Domestic services companies — software, healthcare services, insurance, financial services — tend to have minimal direct tariff exposure because they don't import physical goods. Their vulnerability is indirect, through the broader economic effects: if tariffs slow growth, reduce consumer spending, or increase uncertainty, even tariff-insulated businesses can see their earnings affected.
The Second-Order Effects
The direct impact of tariffs on input costs is only part of the story. Trade policy creates ripple effects that are harder to quantify but often more consequential.
Retaliatory tariffs are the most immediate second-order risk. When one country imposes tariffs, trading partners almost always respond with tariffs of their own, targeting the first country's exports. This hurts domestic companies that sell abroad. US agricultural exporters, for instance, have historically borne the brunt of retaliatory tariffs from China and the European Union, even though they had nothing to do with the original trade dispute.
Uncertainty itself has economic costs. Businesses delay investment decisions when trade policy is unstable, because the return on a new factory or supply chain depends on the tariff regime that will exist when the investment matures. This investment hesitation slows economic growth, reduces corporate earnings broadly, and weighs on stock prices across sectors.

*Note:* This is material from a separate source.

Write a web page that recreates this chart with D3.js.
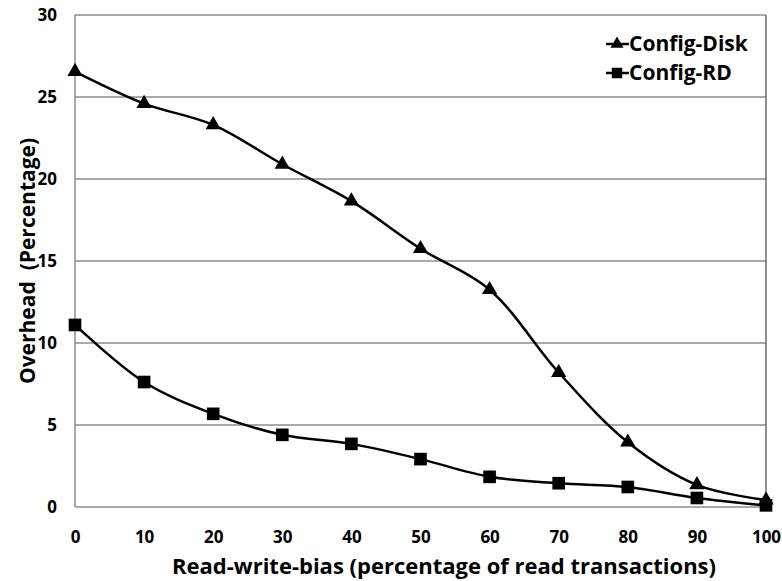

Currency movements often amplify or offset tariff effects in ways that surprise investors. A tariff that's expected to reduce imports may strengthen the domestic currency, which paradoxically makes exports more expensive and imports cheaper — partially undoing the tariff's intended effect.
How Quality Investors Should Respond
The worst response to tariff news is to trade reactively. Markets digest tariff announcements within hours, and by the time most individual investors act, the initial repricing has already occurred. Trying to trade the headlines is a losing strategy.
A better approach is to use tariff risk as a lens for evaluating the businesses you own or are considering. Ask: how much of this company's cost structure is exposed to tariff-sensitive imports? Does the company have the pricing power to pass through higher costs? Is revenue concentrated in countries likely to impose retaliatory tariffs? Are there domestic competitors that could gain share if tariffs make imports more expensive?
Companies with wide moats — particularly those derived from switching costs, intangible assets, or network effects — tend to navigate trade disruptions better than commodity businesses. Their customers can't easily switch to alternatives, their products aren't easily substituted, and their competitive positions are structural rather than price-dependent.
Diversification across sectors and geographies remains the most reliable defense against trade policy risk. A portfolio concentrated in import-dependent retailers is far more vulnerable to tariffs than one spread across domestic services, technology, healthcare, and industrials.